- Goal: Extract each line from the entries below that has the string "this" in it.

Entries with chart source code
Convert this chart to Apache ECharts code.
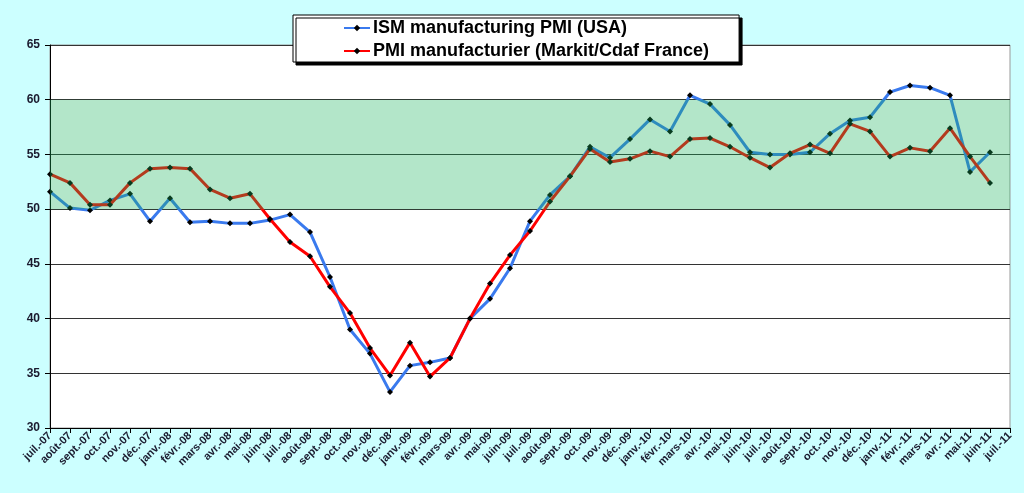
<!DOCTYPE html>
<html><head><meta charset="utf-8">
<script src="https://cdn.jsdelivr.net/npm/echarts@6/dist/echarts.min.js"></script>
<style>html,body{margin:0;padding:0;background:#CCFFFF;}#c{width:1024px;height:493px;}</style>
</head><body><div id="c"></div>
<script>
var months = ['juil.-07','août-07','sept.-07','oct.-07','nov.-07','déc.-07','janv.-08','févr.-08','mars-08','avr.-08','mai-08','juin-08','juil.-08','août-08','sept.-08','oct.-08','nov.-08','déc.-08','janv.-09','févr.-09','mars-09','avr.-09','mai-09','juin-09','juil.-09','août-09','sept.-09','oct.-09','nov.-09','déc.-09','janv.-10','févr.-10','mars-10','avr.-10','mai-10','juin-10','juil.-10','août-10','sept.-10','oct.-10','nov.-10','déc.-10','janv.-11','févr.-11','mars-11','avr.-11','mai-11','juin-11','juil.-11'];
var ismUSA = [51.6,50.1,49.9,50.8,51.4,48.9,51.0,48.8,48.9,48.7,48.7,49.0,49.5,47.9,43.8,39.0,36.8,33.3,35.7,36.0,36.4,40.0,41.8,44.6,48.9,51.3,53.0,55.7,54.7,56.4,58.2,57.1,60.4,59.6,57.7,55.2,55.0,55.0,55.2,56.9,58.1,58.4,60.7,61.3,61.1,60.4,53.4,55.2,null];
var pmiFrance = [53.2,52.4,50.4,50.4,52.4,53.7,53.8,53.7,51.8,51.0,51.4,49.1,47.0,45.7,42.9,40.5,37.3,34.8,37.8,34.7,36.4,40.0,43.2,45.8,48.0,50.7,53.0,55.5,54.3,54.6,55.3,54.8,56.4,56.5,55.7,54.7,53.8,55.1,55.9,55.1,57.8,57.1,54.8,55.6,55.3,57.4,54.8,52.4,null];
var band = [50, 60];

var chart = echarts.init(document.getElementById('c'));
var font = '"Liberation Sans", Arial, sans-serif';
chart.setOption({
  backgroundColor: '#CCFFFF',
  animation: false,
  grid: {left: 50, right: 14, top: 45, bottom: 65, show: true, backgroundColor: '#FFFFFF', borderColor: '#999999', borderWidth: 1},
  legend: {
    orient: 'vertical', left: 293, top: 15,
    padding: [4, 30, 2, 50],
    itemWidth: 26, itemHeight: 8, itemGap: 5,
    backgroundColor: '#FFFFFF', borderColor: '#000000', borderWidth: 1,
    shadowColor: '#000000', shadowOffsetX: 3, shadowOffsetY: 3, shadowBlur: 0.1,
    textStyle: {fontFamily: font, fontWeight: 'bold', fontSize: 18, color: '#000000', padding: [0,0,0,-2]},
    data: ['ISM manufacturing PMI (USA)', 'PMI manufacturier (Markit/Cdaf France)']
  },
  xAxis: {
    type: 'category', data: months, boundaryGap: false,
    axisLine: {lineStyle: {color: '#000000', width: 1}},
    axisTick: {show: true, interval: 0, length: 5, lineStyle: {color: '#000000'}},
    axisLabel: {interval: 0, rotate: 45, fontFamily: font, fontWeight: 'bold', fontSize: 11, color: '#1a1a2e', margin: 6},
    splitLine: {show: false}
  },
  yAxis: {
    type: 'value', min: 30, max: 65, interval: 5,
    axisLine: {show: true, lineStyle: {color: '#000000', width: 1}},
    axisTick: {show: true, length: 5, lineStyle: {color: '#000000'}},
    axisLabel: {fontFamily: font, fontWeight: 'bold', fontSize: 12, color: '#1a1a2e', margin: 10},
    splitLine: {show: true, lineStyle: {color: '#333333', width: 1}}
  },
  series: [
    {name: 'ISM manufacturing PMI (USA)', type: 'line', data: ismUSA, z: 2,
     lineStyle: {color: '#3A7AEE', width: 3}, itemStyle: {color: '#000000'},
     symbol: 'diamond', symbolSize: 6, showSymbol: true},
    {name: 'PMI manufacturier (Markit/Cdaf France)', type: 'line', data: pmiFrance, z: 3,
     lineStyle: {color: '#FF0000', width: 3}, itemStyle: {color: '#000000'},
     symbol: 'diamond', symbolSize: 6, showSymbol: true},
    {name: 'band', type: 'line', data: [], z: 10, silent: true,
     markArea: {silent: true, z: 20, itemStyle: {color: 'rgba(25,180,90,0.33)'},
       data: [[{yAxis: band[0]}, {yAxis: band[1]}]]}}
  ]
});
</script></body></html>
* * *
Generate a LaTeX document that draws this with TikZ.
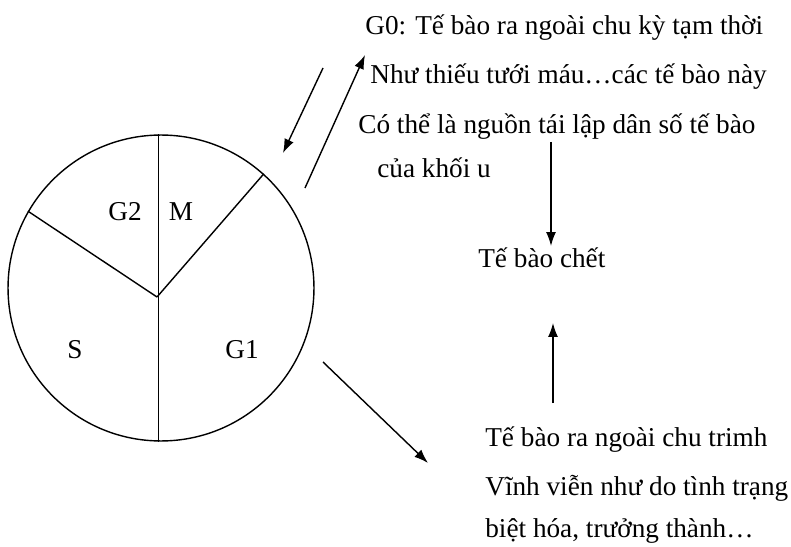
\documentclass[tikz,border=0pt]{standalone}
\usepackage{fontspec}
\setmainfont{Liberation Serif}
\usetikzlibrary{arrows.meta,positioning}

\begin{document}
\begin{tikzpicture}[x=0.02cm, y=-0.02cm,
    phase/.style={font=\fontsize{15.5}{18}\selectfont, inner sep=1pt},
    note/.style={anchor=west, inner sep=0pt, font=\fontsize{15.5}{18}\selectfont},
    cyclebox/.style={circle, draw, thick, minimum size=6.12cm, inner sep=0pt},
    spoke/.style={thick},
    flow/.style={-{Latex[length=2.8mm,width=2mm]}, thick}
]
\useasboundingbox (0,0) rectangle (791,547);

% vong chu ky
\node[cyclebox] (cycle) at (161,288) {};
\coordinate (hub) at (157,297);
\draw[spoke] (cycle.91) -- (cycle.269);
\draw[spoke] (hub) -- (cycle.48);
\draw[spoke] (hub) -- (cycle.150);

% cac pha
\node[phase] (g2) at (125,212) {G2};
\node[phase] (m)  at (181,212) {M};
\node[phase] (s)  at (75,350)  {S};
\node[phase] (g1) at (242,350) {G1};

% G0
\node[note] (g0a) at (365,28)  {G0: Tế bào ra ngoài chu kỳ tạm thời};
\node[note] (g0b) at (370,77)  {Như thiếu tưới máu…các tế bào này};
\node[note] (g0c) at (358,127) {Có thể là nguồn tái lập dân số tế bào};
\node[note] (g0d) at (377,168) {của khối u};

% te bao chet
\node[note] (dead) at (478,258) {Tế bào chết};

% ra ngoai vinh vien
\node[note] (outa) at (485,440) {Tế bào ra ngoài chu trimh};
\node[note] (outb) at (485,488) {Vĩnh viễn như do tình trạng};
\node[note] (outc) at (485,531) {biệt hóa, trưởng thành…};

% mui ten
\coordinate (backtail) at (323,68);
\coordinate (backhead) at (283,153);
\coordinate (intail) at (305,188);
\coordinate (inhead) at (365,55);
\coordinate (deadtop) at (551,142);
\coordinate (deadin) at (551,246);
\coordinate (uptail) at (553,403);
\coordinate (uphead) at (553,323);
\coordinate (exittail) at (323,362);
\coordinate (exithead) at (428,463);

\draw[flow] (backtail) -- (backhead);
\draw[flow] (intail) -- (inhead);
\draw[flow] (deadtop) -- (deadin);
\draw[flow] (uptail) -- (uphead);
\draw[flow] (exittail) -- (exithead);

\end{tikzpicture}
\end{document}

- Problem solution:
Convert this chart to Apache ECharts code.
Generate a LaTeX document that draws this with TikZ.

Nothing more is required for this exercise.